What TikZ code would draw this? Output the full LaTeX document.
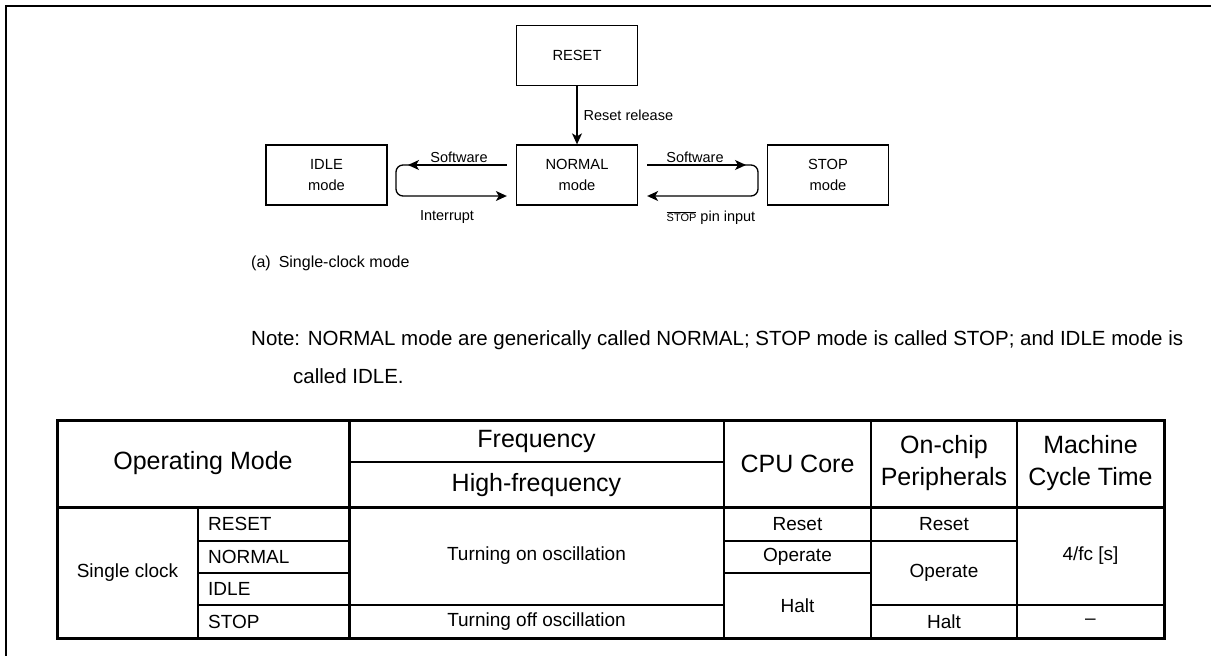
\documentclass[tikz,border=0pt]{standalone}
\usepackage{fontspec}
\setmainfont{Liberation Sans}
\usetikzlibrary{arrows.meta}
\begin{document}
\begin{tikzpicture}[x=1pt,y=-1pt,
  box/.style={draw,line width=1.3pt,minimum width=121pt,minimum height=60pt,inner sep=0pt,align=center,font=\fontsize{14.7}{21}\selectfont},
  arr/.style={line width=1.3pt,-{Stealth[length=11pt,width=10pt,inset=3pt]}},
  lbl/.style={font=\fontsize{14.5}{16}\selectfont,inner sep=0pt},
  frame/.style={line width=2pt},
  thickline/.style={line width=3pt},
  midline/.style={line width=1.6pt},
  thinline/.style={line width=1.2pt},
  hd/.style={font=\fontsize{25}{32}\selectfont,align=center,inner sep=0pt},
  bd/.style={font=\fontsize{19}{22}\selectfont,inner sep=0pt},
  captxt/.style={font=\fontsize{16}{19}\selectfont,anchor=west,inner sep=0pt},
  txt/.style={font=\fontsize{20.5}{24}\selectfont,anchor=west,inner sep=0pt}]

\useasboundingbox (0,0) rectangle (1211,656);
\draw[frame] (1211,6) -- (6,6) -- (6,656);

% state diagram
\node[box] (reset) at (577,55.5) {RESET};
\node[box] (normal) at (577,175) {NORMAL\\mode};
\node[box] (idle) at (326.5,175) {IDLE\\mode};
\node[box] (stop) at (828,175) {STOP\\mode};

\draw[arr] (reset) -- node[lbl,right=6pt] (rr) {Reset release} (normal);

\coordinate (itop) at (408,165);
\coordinate (icornerA) at (396,165);
\coordinate (icornerB) at (396,196);
\draw[arr] ([xshift=-9pt,yshift=10pt]normal.west) -- (itop);
\draw[arr,rounded corners=7pt] ([xshift=4pt]itop) -- (icornerA) -- (icornerB) -- ([xshift=-9pt,yshift=-21pt]normal.west);
\node[lbl] (sw1) at (459,157) {Software};
\node[lbl] (intr) at (447,217) {Interrupt};

\coordinate (stop1) at (746,165);
\coordinate (scornerA) at (758,165);
\coordinate (scornerB) at (758,196);
\draw[arr] ([xshift=9pt,yshift=10pt]normal.east) -- (stop1);
\draw[arr,rounded corners=7pt] ([xshift=-4pt]stop1) -- (scornerA) -- (scornerB) -- ([xshift=9pt,yshift=-21pt]normal.east);
\node[lbl] (sw2) at (695,157) {Software};
\node[lbl] (pin) at (711,218) {$\overline{\mbox{\fontsize{11}{12}\selectfont STOP}}$ pin input};

% caption and note
\node[captxt] (cap) at (251,263) {(a)\enspace Single-clock mode};
\node[txt] (note1) at (251,340) {Note: NORMAL mode are generically called NORMAL; STOP mode is called STOP; and IDLE mode is};
\node[txt] (note2) at (293,376) {called IDLE.};

% table
\draw[midline] (724,420) -- (724,638);
\draw[midline] (871,420) -- (871,638);
\draw[midline] (1017,420) -- (1017,638);
\draw[thinline] (198,507) -- (198,638);
\draw[thinline] (349,462) -- (724,462);
\draw[thinline] (198,541) -- (349,541);
\draw[thinline] (724,541) -- (1017,541);
\draw[thinline] (198,573) -- (349,573);
\draw[thinline] (724,573) -- (871,573);
\draw[thinline] (198,605) -- (724,605);
\draw[thinline] (871,605) -- (1164,605);
\draw[thickline] (349,420) -- (349,638);
\draw[thickline] (57,507) -- (1164,507);
\draw[thickline] (57,420) rectangle (1164,638);

\node[hd] (opm) at (203,463.5) {Operating Mode};
\node[hd] (freq) at (536.5,441) {Frequency};
\node[hd] (hf) at (536.5,485) {High-frequency};
\node[hd] (cpu) at (797.5,463.5) {CPU Core};
\node[hd] (per) at (944,463.5) {On-chip\\Peripherals};
\node[hd] (mct) at (1090.5,463.5) {Machine\\Cycle Time};

\node[bd] (sc) at (127.5,572.5) {Single clock};
\node[bd,anchor=west] (mr) at (208,524) {RESET};
\node[bd,anchor=west] (mn) at (208,557) {NORMAL};
\node[bd,anchor=west] (mi) at (208,589) {IDLE};
\node[bd,anchor=west] (ms) at (208,621.5) {STOP};
\node[bd] (fon) at (536.5,556) {Turning on oscillation};
\node[bd] (foff) at (536.5,621.5) {Turning off oscillation};
\node[bd] (cr) at (797.5,524) {Reset};
\node[bd] (co) at (797.5,557) {Operate};
\node[bd] (ch) at (797.5,605.5) {Halt};
\node[bd] (pr) at (944,524) {Reset};
\node[bd] (po) at (944,573) {Operate};
\node[bd] (ph) at (944,621.5) {Halt};
\node[bd] (m1) at (1090.5,556) {4/fc [s]};
\node[bd] (m2) at (1090.5,621.5) {–};
\end{tikzpicture}
\end{document}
· · · · ·
TASK - Transcribe the full listing above exactly as it stands, minus the pictures.

SOLVED PROBLEM -
What TikZ code would draw this? Output the full LaTeX document.
\documentclass[tikz,border=0pt]{standalone}
\usepackage{fontspec}
\setmainfont{Liberation Sans}
\usetikzlibrary{arrows.meta}
\begin{document}
\begin{tikzpicture}[x=1pt,y=-1pt,
  box/.style={draw,line width=1.3pt,minimum width=121pt,minimum height=60pt,inner sep=0pt,align=center,font=\fontsize{14.7}{21}\selectfont},
  arr/.style={line width=1.3pt,-{Stealth[length=11pt,width=10pt,inset=3pt]}},
  lbl/.style={font=\fontsize{14.5}{16}\selectfont,inner sep=0pt},
  frame/.style={line width=2pt},
  thickline/.style={line width=3pt},
  midline/.style={line width=1.6pt},
  thinline/.style={line width=1.2pt},
  hd/.style={font=\fontsize{25}{32}\selectfont,align=center,inner sep=0pt},
  bd/.style={font=\fontsize{19}{22}\selectfont,inner sep=0pt},
  captxt/.style={font=\fontsize{16}{19}\selectfont,anchor=west,inner sep=0pt},
  txt/.style={font=\fontsize{20.5}{24}\selectfont,anchor=west,inner sep=0pt}]

\useasboundingbox (0,0) rectangle (1211,656);
\draw[frame] (1211,6) -- (6,6) -- (6,656);

% state diagram
\node[box] (reset) at (577,55.5) {RESET};
\node[box] (normal) at (577,175) {NORMAL\\mode};
\node[box] (idle) at (326.5,175) {IDLE\\mode};
\node[box] (stop) at (828,175) {STOP\\mode};

\draw[arr] (reset) -- node[lbl,right=6pt] (rr) {Reset release} (normal);

\coordinate (itop) at (408,165);
\coordinate (icornerA) at (396,165);
\coordinate (icornerB) at (396,196);
\draw[arr] ([xshift=-9pt,yshift=10pt]normal.west) -- (itop);
\draw[arr,rounded corners=7pt] ([xshift=4pt]itop) -- (icornerA) -- (icornerB) -- ([xshift=-9pt,yshift=-21pt]normal.west);
\node[lbl] (sw1) at (459,157) {Software};
\node[lbl] (intr) at (447,217) {Interrupt};

\coordinate (stop1) at (746,165);
\coordinate (scornerA) at (758,165);
\coordinate (scornerB) at (758,196);
\draw[arr] ([xshift=9pt,yshift=10pt]normal.east) -- (stop1);
\draw[arr,rounded corners=7pt] ([xshift=-4pt]stop1) -- (scornerA) -- (scornerB) -- ([xshift=9pt,yshift=-21pt]normal.east);
\node[lbl] (sw2) at (695,157) {Software};
\node[lbl] (pin) at (711,218) {$\overline{\mbox{\fontsize{11}{12}\selectfont STOP}}$ pin input};

% caption and note
\node[captxt] (cap) at (251,263) {(a)\enspace Single-clock mode};
\node[txt] (note1) at (251,340) {Note: NORMAL mode are generically called NORMAL; STOP mode is called STOP; and IDLE mode is};
\node[txt] (note2) at (293,376) {called IDLE.};

% table
\draw[midline] (724,420) -- (724,638);
\draw[midline] (871,420) -- (871,638);
\draw[midline] (1017,420) -- (1017,638);
\draw[thinline] (198,507) -- (198,638);
\draw[thinline] (349,462) -- (724,462);
\draw[thinline] (198,541) -- (349,541);
\draw[thinline] (724,541) -- (1017,541);
\draw[thinline] (198,573) -- (349,573);
\draw[thinline] (724,573) -- (871,573);
\draw[thinline] (198,605) -- (724,605);
\draw[thinline] (871,605) -- (1164,605);
\draw[thickline] (349,420) -- (349,638);
\draw[thickline] (57,507) -- (1164,507);
\draw[thickline] (57,420) rectangle (1164,638);

\node[hd] (opm) at (203,463.5) {Operating Mode};
\node[hd] (freq) at (536.5,441) {Frequency};
\node[hd] (hf) at (536.5,485) {High-frequency};
\node[hd] (cpu) at (797.5,463.5) {CPU Core};
\node[hd] (per) at (944,463.5) {On-chip\\Peripherals};
\node[hd] (mct) at (1090.5,463.5) {Machine\\Cycle Time};

\node[bd] (sc) at (127.5,572.5) {Single clock};
\node[bd,anchor=west] (mr) at (208,524) {RESET};
\node[bd,anchor=west] (mn) at (208,557) {NORMAL};
\node[bd,anchor=west] (mi) at (208,589) {IDLE};
\node[bd,anchor=west] (ms) at (208,621.5) {STOP};
\node[bd] (fon) at (536.5,556) {Turning on oscillation};
\node[bd] (foff) at (536.5,621.5) {Turning off oscillation};
\node[bd] (cr) at (797.5,524) {Reset};
\node[bd] (co) at (797.5,557) {Operate};
\node[bd] (ch) at (797.5,605.5) {Halt};
\node[bd] (pr) at (944,524) {Reset};
\node[bd] (po) at (944,573) {Operate};
\node[bd] (ph) at (944,621.5) {Halt};
\node[bd] (m1) at (1090.5,556) {4/fc [s]};
\node[bd] (m2) at (1090.5,621.5) {–};
\end{tikzpicture}
\end{document}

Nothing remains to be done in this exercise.